Quarterly Summary - Q3:21
- Revenues up 54% vs. prior year. Total revenues increased ~54% to $6.3 million versus $4.1 million in Q3:20. The increase was driven by solid demand for its business applications by its retail-centric customers led by Shopify (SHOP). SCKT’s retail business continues to benefit from the reopening of the economy.
- Gross profit was up 50.5% vs. prior year. Total gross profit for Q3:21 was $3.4 million, compared to $2.2 million in Q3:20. Gross margin was 54.2%, down 110 bps compared to 55.3% in Q3:20 impacted by increase in component costs and freight increases.
- Operating expense excluding impairment was ~$2.4 million, an increase of 35% versus ~$1.8 million in the prior-year period. However, operating expense as a % of sales showed significant decline to 39% in Q3:21 versus 44.4% in Q3:20. This highlights the operating leverage inherent in the business.
- Operating income stood at $0.95 million in Q3:21, versus $0.81 million in Q3:20. The improvement was primarily due to higher revenues and lower operating expenses (as a % of sales).
- Net income stood at $0.64 million in Q3:21, or $0.07 per diluted share, versus net loss of $4.0 million or ($0.62) per diluted share in Q3:20. We note that Q3:20 figures include goodwill impairment loss of $4.43 million.
- Supply chain disruptions could persist well into 2022. SCKT noted that it is getting impacted by industry-wide electronic component shortages and delay. However, it took various strategic actions to increase its inventory in 2020 and throughout 2021, so it is relatively better positioned. But it anticipates the component shortages, lengthening lead times and inflationary costs will persist well into 2022.
- Investment in NFC products. SCKT is optimistic about the NFC reader solutions market and expects it to be a significant revenue driver in 2022 and beyond. Currently, majority of NFC solutions are payment centric, but going forward, SCKT expects NFC technology to be used more in non-payment situations such as for reading identity information from digital IDs. SCKT’s S550 and D600 NFC products are the ideal readers for the non-payment market opportunity.
- Outlook. SCKT noted that Q4 is a seasonally weak quarter but still expects to deliver solid year-over-year growth. The revenue is expected to be slightly lower versus Q3 2021.
For FY 2021, we forecast revenue of $23.1 million, an increase of 47.4% YOY. The company expects retail to serve as a key driver of its underlying growth in 2021 as the economy re-opens. The company also anticipates a significant opportunity in contactless readers. We do anticipate gross margins to come under pressure impacted by supply shortages and inflationary headwinds. We forecast gross margin of 54% for FY 2021. We forecast operating income of ~$2.8 million and net income of ~$4.3 million.

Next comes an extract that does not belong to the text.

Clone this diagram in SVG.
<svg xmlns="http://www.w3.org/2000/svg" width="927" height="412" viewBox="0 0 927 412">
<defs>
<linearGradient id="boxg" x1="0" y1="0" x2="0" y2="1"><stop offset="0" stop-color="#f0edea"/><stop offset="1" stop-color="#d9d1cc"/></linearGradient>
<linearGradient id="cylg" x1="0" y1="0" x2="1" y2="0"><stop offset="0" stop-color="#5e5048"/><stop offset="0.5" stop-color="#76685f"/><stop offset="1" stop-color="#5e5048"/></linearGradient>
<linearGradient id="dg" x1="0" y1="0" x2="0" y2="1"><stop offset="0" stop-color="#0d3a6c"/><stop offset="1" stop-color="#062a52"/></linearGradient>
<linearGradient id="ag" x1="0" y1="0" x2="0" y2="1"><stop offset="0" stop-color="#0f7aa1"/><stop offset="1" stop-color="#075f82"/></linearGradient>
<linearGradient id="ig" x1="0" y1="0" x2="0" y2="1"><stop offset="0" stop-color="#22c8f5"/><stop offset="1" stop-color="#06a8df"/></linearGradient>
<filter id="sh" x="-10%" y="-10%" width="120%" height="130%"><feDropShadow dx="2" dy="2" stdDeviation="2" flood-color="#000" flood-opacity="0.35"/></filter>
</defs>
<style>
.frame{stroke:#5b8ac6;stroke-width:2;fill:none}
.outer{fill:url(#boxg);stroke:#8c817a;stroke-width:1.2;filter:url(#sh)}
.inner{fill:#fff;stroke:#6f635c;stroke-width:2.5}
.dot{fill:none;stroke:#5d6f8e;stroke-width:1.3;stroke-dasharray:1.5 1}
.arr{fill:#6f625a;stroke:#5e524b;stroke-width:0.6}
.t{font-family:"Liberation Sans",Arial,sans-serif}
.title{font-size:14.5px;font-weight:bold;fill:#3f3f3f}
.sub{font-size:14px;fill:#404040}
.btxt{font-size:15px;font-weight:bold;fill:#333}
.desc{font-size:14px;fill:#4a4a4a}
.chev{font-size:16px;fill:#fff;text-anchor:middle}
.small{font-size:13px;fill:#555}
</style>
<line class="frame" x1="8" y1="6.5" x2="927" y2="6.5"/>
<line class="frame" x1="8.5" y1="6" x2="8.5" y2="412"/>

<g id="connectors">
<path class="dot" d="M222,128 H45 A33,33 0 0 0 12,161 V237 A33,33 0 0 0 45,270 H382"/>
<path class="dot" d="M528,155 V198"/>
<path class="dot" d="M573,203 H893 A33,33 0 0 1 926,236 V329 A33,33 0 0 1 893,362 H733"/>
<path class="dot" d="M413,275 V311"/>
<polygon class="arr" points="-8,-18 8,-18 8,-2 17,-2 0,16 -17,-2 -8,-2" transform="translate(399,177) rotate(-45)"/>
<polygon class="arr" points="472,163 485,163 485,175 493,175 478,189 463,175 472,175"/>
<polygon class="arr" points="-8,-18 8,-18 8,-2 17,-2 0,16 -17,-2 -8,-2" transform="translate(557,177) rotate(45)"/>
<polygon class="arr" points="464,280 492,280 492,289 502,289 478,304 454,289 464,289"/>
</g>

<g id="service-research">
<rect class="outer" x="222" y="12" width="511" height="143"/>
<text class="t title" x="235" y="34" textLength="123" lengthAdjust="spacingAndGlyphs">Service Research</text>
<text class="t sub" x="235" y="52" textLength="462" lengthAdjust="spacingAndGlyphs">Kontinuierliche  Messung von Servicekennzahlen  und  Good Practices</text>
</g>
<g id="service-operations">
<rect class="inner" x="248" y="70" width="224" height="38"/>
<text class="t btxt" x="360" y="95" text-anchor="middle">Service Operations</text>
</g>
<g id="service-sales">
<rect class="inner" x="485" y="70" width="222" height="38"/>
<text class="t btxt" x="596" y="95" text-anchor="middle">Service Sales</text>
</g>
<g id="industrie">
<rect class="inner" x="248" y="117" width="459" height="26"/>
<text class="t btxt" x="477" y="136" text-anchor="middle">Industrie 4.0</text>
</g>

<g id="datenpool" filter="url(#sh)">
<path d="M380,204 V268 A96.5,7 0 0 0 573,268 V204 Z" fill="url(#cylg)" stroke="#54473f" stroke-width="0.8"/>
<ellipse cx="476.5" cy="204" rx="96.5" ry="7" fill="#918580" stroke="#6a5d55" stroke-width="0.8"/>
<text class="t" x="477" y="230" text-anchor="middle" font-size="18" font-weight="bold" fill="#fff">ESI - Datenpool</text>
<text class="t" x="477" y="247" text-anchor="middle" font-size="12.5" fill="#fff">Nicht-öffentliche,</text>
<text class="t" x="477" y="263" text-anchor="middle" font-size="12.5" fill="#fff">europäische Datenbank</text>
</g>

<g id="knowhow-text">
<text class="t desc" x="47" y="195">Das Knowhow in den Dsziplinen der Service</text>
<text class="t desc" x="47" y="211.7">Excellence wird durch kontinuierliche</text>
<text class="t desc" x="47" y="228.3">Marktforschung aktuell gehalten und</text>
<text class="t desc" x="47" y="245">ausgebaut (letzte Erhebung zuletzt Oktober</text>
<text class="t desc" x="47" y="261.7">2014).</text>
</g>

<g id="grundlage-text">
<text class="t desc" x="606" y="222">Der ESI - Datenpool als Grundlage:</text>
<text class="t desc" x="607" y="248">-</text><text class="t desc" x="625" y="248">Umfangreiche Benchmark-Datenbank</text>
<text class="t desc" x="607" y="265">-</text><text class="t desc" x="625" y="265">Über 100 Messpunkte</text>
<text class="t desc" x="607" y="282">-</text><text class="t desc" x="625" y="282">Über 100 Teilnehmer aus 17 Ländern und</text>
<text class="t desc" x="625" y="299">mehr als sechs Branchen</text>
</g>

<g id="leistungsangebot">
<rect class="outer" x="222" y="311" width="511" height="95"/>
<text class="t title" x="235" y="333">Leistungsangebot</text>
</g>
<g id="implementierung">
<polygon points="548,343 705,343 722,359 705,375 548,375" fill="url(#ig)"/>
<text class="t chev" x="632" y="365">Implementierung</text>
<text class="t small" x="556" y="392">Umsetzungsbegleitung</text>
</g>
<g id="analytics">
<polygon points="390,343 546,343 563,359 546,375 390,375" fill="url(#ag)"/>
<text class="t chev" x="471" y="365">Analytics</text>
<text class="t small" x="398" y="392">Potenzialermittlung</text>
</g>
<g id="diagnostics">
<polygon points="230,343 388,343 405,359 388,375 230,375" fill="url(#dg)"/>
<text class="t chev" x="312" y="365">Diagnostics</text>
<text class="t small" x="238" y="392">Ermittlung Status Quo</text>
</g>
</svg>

This implies earnings per share of $0.46. We note that this includes $1.9 million of tax benefit, excluding which the earnings per share is forecasted at $0.26.

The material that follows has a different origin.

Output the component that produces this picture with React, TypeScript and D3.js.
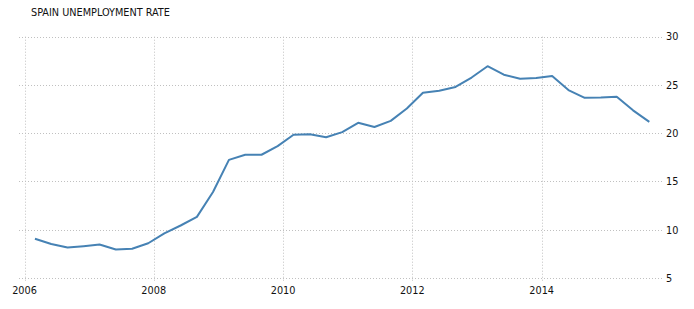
import React from "react";
import * as d3 from "d3";

const title = "SPAIN UNEMPLOYMENT RATE";
const dates = [
  "2006-03-01","2006-06-01","2006-09-01","2006-12-01",
  "2007-03-01","2007-06-01","2007-09-01","2007-12-01",
  "2008-03-01","2008-06-01","2008-09-01","2008-12-01",
  "2009-03-01","2009-06-01","2009-09-01","2009-12-01",
  "2010-03-01","2010-06-01","2010-09-01","2010-12-01",
  "2011-03-01","2011-06-01","2011-09-01","2011-12-01",
  "2012-03-01","2012-06-01","2012-09-01","2012-12-01",
  "2013-03-01","2013-06-01","2013-09-01","2013-12-01",
  "2014-03-01","2014-06-01","2014-09-01","2014-12-01",
  "2015-03-01","2015-06-01","2015-09-01",
];
const rates = [
  9.07, 8.53, 8.15, 8.30,
  8.47, 7.95, 8.03, 8.60,
  9.63, 10.44, 11.33, 13.91,
  17.24, 17.77, 17.77, 18.66,
  19.84, 19.89, 19.59, 20.11,
  21.08, 20.64, 21.28, 22.56,
  24.19, 24.40, 24.79, 25.77,
  26.94, 26.06, 25.65, 25.73,
  25.93, 24.47, 23.67, 23.70,
  23.78, 22.37, 21.18,
];
const xTickYears = [2006, 2008, 2010, 2012, 2014];
const yTicks = [5, 10, 15, 20, 25, 30];

const W = 694, H = 309;
const plotLeft = 19, plotRight = 662;
const font = "'DejaVu Sans Condensed', 'DejaVu Sans', sans-serif";

export default function App() {
  const parse = d3.timeParse("%Y-%m-%d");
  const x = d3.scaleTime()
    .domain([new Date(2006, 0, 1), new Date(2014, 0, 1)])
    .range([24.5, 541.7]);
  const y = d3.scaleLinear().domain([5, 30]).range([278, 36.7]);
  const pts = dates.map((d, i) => [x(parse(d) as Date), y(rates[i])] as [number, number]);
  const line = d3.line().curve(d3.curveLinear)(pts) || "";
  return (
    <svg width={W} height={H} style={{ position: "absolute", left: 0, top: 0, background: "#fff" }}>
      <text x={31} y={16} fontFamily={font} fontSize={10.8} fill="#111">{title}</text>
      {yTicks.map((t) => (
        <g key={"y" + t}>
          <line x1={plotLeft} x2={plotRight} y1={Math.round(y(t)) + 0.5} y2={Math.round(y(t)) + 0.5}
            stroke="#c0c0c0" strokeWidth={1} strokeDasharray="1,2" />
          <text x={666} y={y(t)} dy="0.35em" fontFamily={font} fontSize={10.8} fill="#111">{t}</text>
        </g>
      ))}
      {xTickYears.map((yr) => {
        const px = Math.round(x(new Date(yr, 0, 1))) + 0.5;
        return (
          <g key={"x" + yr}>
            <line x1={px} x2={px} y1={36.7} y2={282} stroke="#c0c0c0" strokeWidth={1} strokeDasharray="1,2" />
            <text x={x(new Date(yr, 0, 1))} y={290} dy="0.35em" textAnchor="middle" fontFamily={font} fontSize={10.8} fill="#111">{yr}</text>
          </g>
        );
      })}
      <path d={line} fill="none" stroke="#4682b4" strokeWidth={2} strokeLinejoin="round" />
    </svg>
  );
}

For fiscal 2022, we forecast revenue growth of 22.5% to $28.3 million. We expect gross margin of ~53.9%. We forecast operating income of ~$3.7 million and net income of $3.1 million. This implied diluted earnings per share of $0.35.
Valuation And Recommendation
We value SCKT using industry peer companies (P/S multiple) blended with our Discounted Cash Flow (DCF) valuation to derive a fair value target price for the company.
We are valuing SCKT using P/S multiple. While there is a lack of comparable peer group, we think the most relevant comparison group include Zebra Technologies (ZBRA) and Honeywell International (HON). SCKT trades at ~1.7x fwd sales, which is at significant discount to ZBRA (5.3x) and HON (4.1x). Given SCKT’s niche positioning in its industry as well as improving growth prospects, we believe the discount should narrow.
We value SCKT at 3.5x 2022 sales. We weight this discounted multiple target to equal 50% of our price target. The multiple-based target price is $11.10.
We weight the other 50% of our target using our Discounted Cash Flow target. Our DCF model uses our forecasted free cash flow to the firm over one year, and then grows EBIT at a 9% rate over years 2-8. We apply a weighted average cost of capital of 6.02%. Our DCF produces a value of $9.64.
The combination of $11.10 at 50% and $9.64 at 50% results in a weighted average price target of $10.37, which we round up to $10.50.
The exhibit below summarizes our peer group multiples.
Exhibit 1: Socket Mobile, Inc. Peer Group Multiples and Price Targets
Source: Socket Mobile, Inc. and Singular Research
We believe SCKT presents a compelling investment opportunity for several reasons. The first is that as the economy furthers its reopening, retail will start picking up more and more leading to additional revenue for SCKT. Secondly, management is well-aligned not only through current insider ownership but also has bonuses calculated based on profitability metrics. Thirdly, management has pro-actively handled the anticipated continuance of supple chain issues creating a rare sight of not having to worry about future demand being able to be met.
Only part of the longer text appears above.